Anyone have much experience with Chancellor? I made one back in '98 that is finally drinkable. It was black with tannins because I left it on the skins until they sank. That, along with too much acid made it virtually undrinkable until now.
Not that I mind waiting 8 years but this year I will make it again and was wondering what acid levels other shoot for with this hybrid. I bottled this at 7.5 g/l which just seems too high. I may shoot for
6.5/g/l this time; that's higher than I normally go but this grape makes good wine and I would expect those bottles to last 10-15 years that I made back in 98. I may actually pull of some for earlier drinking and leave some on the skins longer for laying down.It was literally undrinkable to a novice until now, only someone who likes big, dry reds would appreciate this. As much as people say they like big dry reds in the US I don't buy that. It's usually an acquired taste and most people I know never get that far with wines.
I liked the heavy tannins.
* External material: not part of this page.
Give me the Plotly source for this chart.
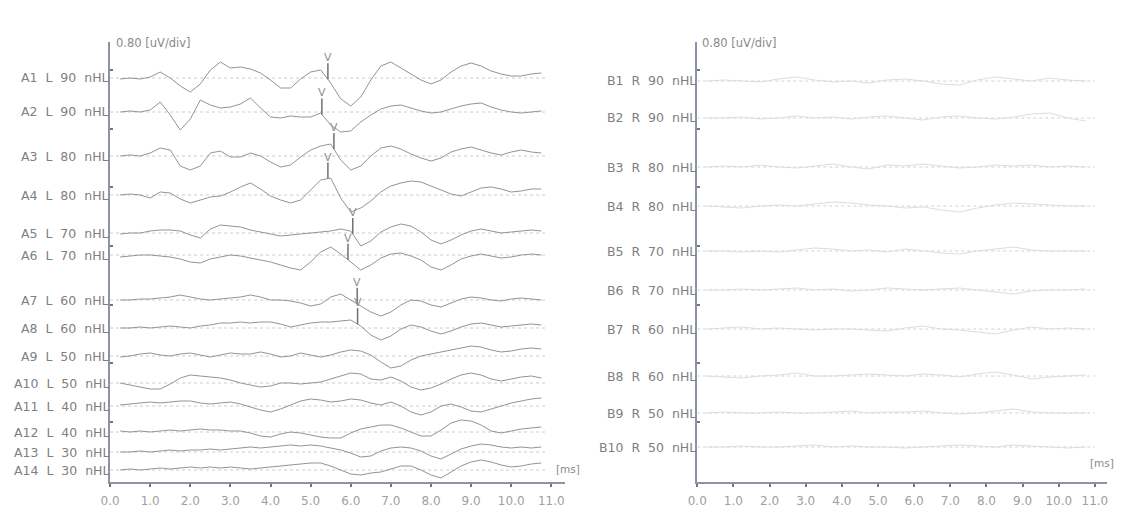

I make a lot of light reds from Regina juice and they are fine for everyday table wines but a big red is never a bad thing when the meal calls for it.
The only fault if you wanted to call it that was the acid level, it dropped a little in the sediment but it still had a lot in there. Next bottle I will test. I think the reason I left it that high was mostly inexperience along with the pH being at 3.5. I traded off and bottled it too tart for my tastes in the interest of the numbers. That is not something I would do now, the taste is my tie breaker.
I was thinking of following Tom S's regime of lowering pH to 3.3 no matter what it does to the TA pre-ferment but this wine is good without ML; I'm not sure I want to go that route. I may split the difference, crops in PA are never predictable anyway. You get what the weather provides and go from there. Northwestern PA almost always requires some intervention.